### [RECORD LIST]
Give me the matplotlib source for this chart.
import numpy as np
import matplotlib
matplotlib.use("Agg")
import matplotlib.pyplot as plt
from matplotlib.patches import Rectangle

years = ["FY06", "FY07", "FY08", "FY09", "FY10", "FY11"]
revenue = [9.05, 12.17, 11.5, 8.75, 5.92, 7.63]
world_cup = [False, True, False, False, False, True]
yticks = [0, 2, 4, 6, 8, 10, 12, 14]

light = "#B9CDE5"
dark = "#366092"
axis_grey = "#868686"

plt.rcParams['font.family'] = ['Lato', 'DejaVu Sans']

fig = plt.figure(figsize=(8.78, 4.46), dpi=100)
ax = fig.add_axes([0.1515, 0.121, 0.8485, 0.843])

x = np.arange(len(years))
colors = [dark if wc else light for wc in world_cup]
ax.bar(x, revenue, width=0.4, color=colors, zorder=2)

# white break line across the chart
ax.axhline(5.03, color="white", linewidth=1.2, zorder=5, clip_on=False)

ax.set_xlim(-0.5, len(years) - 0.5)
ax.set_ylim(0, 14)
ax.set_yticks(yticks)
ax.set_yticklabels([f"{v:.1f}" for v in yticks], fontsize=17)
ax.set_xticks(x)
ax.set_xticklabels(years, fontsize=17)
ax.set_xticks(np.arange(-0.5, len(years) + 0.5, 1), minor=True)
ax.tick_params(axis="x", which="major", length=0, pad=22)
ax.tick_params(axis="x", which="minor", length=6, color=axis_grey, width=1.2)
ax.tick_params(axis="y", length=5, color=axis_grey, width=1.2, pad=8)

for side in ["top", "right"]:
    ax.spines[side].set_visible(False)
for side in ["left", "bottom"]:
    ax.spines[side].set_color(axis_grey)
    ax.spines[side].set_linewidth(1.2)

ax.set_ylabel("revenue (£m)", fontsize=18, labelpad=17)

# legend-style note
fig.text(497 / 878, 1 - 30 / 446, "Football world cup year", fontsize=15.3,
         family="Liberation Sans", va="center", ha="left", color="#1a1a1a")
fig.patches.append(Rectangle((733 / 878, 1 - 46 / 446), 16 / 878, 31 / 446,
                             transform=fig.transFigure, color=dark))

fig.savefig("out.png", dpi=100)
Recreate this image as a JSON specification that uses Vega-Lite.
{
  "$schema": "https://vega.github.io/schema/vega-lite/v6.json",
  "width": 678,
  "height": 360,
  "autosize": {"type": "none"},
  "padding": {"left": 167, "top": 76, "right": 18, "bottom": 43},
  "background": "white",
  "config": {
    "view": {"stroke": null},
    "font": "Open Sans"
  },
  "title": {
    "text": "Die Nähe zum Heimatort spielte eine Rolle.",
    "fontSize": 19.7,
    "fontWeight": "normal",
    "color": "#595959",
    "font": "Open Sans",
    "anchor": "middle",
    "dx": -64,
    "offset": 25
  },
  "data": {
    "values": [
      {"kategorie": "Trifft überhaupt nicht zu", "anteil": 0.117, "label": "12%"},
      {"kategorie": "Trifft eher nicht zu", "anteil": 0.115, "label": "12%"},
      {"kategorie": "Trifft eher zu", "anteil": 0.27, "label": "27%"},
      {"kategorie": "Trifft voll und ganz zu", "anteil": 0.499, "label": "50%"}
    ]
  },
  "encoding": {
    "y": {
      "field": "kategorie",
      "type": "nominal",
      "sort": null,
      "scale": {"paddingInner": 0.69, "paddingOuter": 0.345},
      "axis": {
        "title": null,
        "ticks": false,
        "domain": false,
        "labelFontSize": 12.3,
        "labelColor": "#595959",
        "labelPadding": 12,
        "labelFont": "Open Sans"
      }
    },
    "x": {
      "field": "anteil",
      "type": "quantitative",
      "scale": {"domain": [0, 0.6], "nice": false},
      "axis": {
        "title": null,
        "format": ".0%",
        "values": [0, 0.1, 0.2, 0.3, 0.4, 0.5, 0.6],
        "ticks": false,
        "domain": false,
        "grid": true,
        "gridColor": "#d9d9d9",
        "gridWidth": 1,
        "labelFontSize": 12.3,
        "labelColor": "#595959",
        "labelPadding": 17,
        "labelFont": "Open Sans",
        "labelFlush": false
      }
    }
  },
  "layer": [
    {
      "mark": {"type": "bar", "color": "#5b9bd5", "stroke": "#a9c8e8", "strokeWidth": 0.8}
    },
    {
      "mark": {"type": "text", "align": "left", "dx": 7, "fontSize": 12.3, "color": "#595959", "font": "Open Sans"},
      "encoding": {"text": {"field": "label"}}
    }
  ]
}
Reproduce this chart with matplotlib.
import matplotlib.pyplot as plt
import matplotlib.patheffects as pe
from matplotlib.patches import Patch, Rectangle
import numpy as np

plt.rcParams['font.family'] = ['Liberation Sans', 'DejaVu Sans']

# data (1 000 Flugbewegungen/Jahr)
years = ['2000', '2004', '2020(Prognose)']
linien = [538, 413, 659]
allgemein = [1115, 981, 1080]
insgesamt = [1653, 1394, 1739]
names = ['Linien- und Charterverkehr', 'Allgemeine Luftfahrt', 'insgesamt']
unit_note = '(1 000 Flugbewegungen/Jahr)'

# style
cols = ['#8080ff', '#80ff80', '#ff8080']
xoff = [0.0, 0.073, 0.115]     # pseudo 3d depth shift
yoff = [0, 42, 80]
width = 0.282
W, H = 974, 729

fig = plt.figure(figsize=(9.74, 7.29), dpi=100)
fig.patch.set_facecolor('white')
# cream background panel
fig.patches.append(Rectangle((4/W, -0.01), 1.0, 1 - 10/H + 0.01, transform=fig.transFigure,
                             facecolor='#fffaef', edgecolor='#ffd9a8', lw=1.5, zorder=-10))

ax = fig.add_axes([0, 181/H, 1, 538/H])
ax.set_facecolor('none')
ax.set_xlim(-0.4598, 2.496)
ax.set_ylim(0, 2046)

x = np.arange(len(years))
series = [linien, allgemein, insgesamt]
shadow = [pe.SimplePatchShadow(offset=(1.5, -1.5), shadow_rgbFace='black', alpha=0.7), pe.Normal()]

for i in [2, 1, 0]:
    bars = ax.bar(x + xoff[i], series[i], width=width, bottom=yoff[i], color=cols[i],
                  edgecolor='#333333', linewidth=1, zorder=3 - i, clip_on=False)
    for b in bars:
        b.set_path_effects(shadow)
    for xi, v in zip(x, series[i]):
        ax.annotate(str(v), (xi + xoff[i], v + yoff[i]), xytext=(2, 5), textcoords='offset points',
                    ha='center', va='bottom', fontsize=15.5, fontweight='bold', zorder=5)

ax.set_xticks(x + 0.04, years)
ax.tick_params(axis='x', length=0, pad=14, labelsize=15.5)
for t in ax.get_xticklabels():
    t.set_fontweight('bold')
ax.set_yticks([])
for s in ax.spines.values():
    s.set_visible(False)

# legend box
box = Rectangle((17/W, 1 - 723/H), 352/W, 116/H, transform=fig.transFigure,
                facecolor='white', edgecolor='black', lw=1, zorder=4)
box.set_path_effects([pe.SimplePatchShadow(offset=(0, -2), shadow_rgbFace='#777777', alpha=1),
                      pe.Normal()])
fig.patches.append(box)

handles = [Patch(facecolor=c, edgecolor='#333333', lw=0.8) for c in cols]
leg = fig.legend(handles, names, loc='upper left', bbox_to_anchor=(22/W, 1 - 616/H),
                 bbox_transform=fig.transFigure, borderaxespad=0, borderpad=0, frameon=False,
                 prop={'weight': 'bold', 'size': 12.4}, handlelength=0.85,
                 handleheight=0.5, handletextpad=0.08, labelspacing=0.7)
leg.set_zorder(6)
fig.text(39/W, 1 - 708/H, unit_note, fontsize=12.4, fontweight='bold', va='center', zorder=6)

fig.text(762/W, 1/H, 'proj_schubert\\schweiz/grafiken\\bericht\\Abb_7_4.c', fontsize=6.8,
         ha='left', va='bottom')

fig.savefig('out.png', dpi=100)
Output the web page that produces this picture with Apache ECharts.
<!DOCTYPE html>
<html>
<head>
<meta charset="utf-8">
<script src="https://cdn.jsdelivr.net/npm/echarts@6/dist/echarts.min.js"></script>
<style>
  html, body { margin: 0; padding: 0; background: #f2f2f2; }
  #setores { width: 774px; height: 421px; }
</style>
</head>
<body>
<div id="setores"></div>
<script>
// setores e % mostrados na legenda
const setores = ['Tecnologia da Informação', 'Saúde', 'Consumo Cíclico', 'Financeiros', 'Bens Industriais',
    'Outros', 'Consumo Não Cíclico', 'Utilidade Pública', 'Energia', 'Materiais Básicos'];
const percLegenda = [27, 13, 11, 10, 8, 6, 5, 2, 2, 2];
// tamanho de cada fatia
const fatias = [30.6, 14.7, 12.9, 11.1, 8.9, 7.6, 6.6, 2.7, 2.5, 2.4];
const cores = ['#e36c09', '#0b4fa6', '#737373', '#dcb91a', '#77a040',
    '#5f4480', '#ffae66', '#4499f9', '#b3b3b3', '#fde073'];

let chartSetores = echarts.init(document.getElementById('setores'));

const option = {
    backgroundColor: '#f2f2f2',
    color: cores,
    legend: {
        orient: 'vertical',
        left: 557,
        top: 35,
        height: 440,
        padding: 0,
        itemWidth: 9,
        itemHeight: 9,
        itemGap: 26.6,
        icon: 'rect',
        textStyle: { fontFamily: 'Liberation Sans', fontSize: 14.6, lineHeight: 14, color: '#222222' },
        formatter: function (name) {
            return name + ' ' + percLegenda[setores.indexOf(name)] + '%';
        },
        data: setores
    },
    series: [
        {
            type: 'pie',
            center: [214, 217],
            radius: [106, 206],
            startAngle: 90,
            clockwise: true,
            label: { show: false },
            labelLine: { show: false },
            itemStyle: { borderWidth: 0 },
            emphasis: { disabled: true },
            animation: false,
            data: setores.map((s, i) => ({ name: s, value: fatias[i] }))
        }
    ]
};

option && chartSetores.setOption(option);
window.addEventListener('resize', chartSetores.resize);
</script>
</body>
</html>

### [EXERCISE]
Can you repeat, word for word, every line above from the one containing "Reproduce this chart with matplotlib." down to the one containing "plt.rcParams['font.family'] = ['Liberation", including both?

### [RIGHT ANSWER]
Reproduce this chart with matplotlib.
import matplotlib.pyplot as plt
import matplotlib.patheffects as pe
from matplotlib.patches import Patch, Rectangle
import numpy as np

plt.rcParams['font.family'] = ['Liberation Sans', 'DejaVu Sans']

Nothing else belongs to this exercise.